The five additional applications pending before the commission that will be considered on June 18 are the following: 

_ Canones Creek Ranch, on the Chama River and Rio Chamita in Rio Arriba County. The application states that the ranch is owned by a Texas limited liability company. 

_ Fenn Farms, on the Hondo and Berrendo rivers in Chaves County. The application states that a New Mexico company owns the property. 

_ Rancho de Oso Pardo, on the Chama River in Rio Arriba County. The application states the property is owned by a New Mexico company.

_ River Bend Ranch, on the Upper Pecos River in San Miguel County. The application states that a Texas company owns the ranch, 

_ Three Rivers Ranch, on Three Rivers Indian Creek in Lincoln and Otero counties. The application states that a New Mexico company owns the property. 
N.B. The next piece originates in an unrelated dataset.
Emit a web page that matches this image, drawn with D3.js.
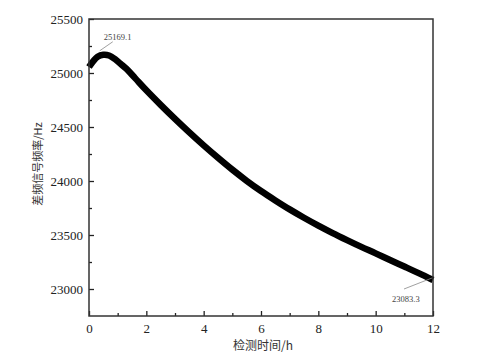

All of the entities whose applications were pending with the game commission went to federal court seeking to force the game commission to act on them. 

This March, U.S. Magistrate Steven Yarbrough ruled that the landowners are entitled to game commission action on their applications. 

Yarbrough ruled that the questions of public use of the rivers and streams is ultimately to be decided by the New Mexico Supreme Court in the case that’s pending before it. He said that while the challenge remains pending before the New Mexico Supreme Court, the game commission has to meet the deadlines in the rule.

At Friday’s game commission meeting, the commission voted to hear the applications at a special meeting to be held 9 a.m., June 18, at Room 322 of the New Mexico State Capitol building in Santa Fe. 

All comments or proposed documentary evidence must be provided in a written format to the Office of the Director, New Mexico Department of Game and Fish, P.O. Box 25112, Santa Fe, New Mexico 87504 or by email to NonNav.Comments@state.nm.us, to allow it to be included electronically in the record. The comment period closes at 5 p.m. Friday, June 4. 

Commissioner Jeremy Vesbach cast the lone vote against holding the meeting as proposed. 

“I really respect and understand where the other commissioners are coming from, we’re under a court order to hold these hearings,” Vesbach said. “However, we’ve really set and I think strived for a lot of public opportunity, public input, public notice. And I’m just not comfortable supporting notice that’s less than 30 days for some very technical comments that the public will have to weigh in on.”

Vesbach also expressed concern that the rule prohibits people from giving oral testimony on the day of the hearings. He said that’s a stark departure from the way the commission typically conducts business. 

Commission Chair Sharon Salazar Hickey responded that the non-navigable rule requires 21 days of public notice. She said the issue and applications have been in question for quite some time, “and it should not be a surprise for anyone.”